Earlier Tuesday, the British Financial Services Authority said it would begin a formal investigation of Goldman's activities there. Prime Minister Gordon Brown last week accused the bank of "moral bankruptcy."
British Liberal Democrat leader Nick Clegg recommended that the company be suspended from its role as a government advisor until the allegations are investigated.
In Berlin, German Chancellor Angela Merkel's government said it was evaluating "legal steps" against Goldman.
The SEC accused Goldman of creating a collateralized debt obligation that was designed to fail and that ultimately led to $1 billion in losses for its customers.
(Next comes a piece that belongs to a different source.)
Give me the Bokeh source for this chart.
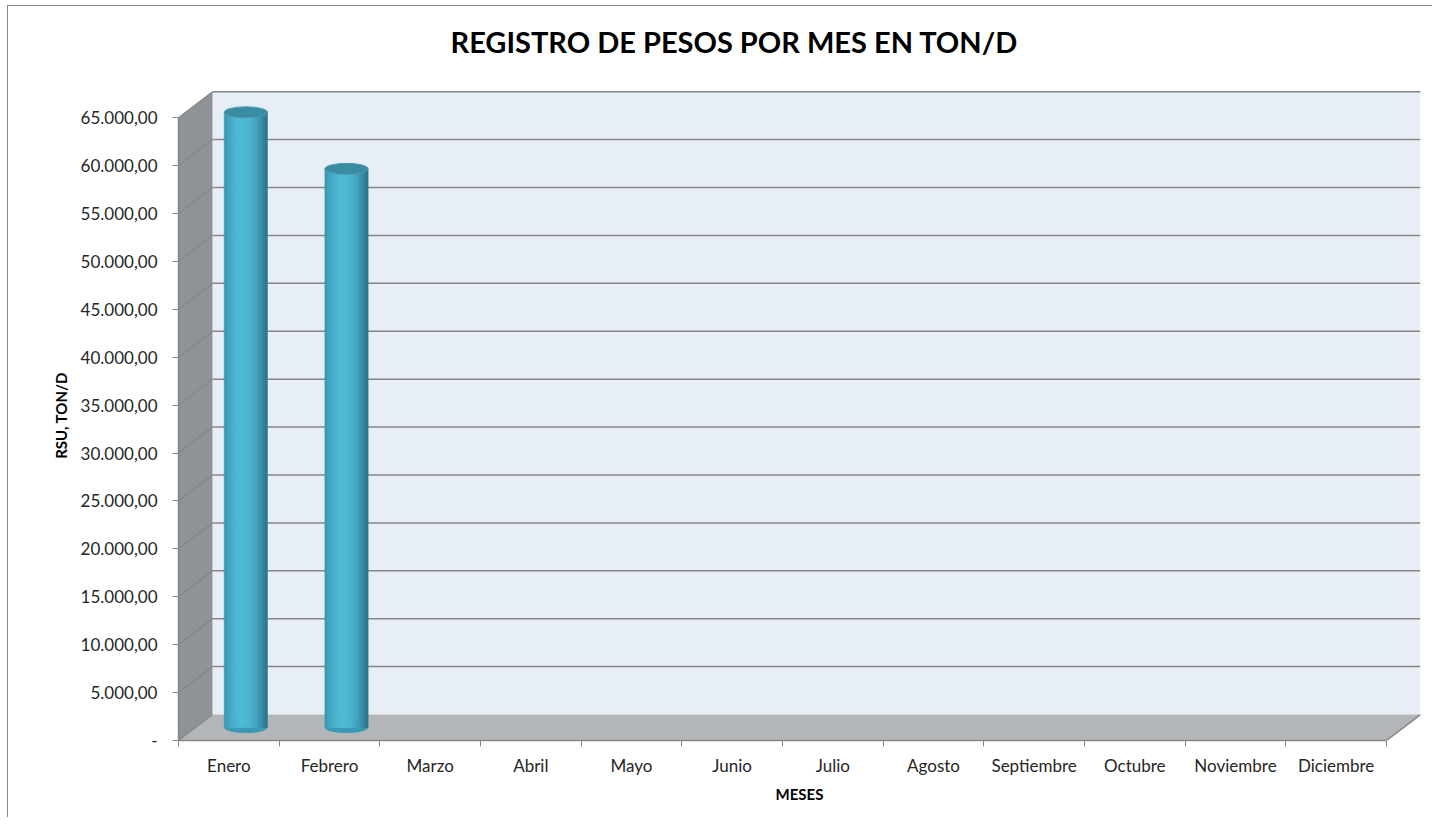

The new class of securities was formed at the request of a major hedge fund client, John Paulson, who wanted to bet against the security, the complaint alleged. The SEC said that Goldman misled investors who bought the securities by not explaining Paulson's role in its creation.
Goldman executives said the SEC had collected material from Goldman Sachs in the months before it brought the case, but Palm said the firm had no warning about the lawsuit.
"We were somewhat surprised on Friday morning that this was a filed case. No one had told us about it in advance," Palm said.
The company has mounted an ever-broadening defense of itself since then. It has emphasized that the investors who bought the securities were sophisticated enough to judge the quality of it. Palm also noted that Goldman bought some of the securities itself, and lost $100 million — a figure that has been revised upward since Friday.
"We obviously thought there was nothing wrong with this portfolio, otherwise we wouldn't have done that," Palm said.
Douglas Sipkin, a bank analyst at Ticonderoga Securities, said potential clients were unlikely to be scared off by the allegations primarily because of how many other banks were doing similar things before the credit crunch.
"I don't think, when institutional investors look at this, that they will think Goldman was doing anything materially different than what other institutions were doing," Sipkin said.
As for possible fines or penalties, analyst Wong of Morningstar said, "No matter how big the fine, Goldman Sachs can likely absorb it."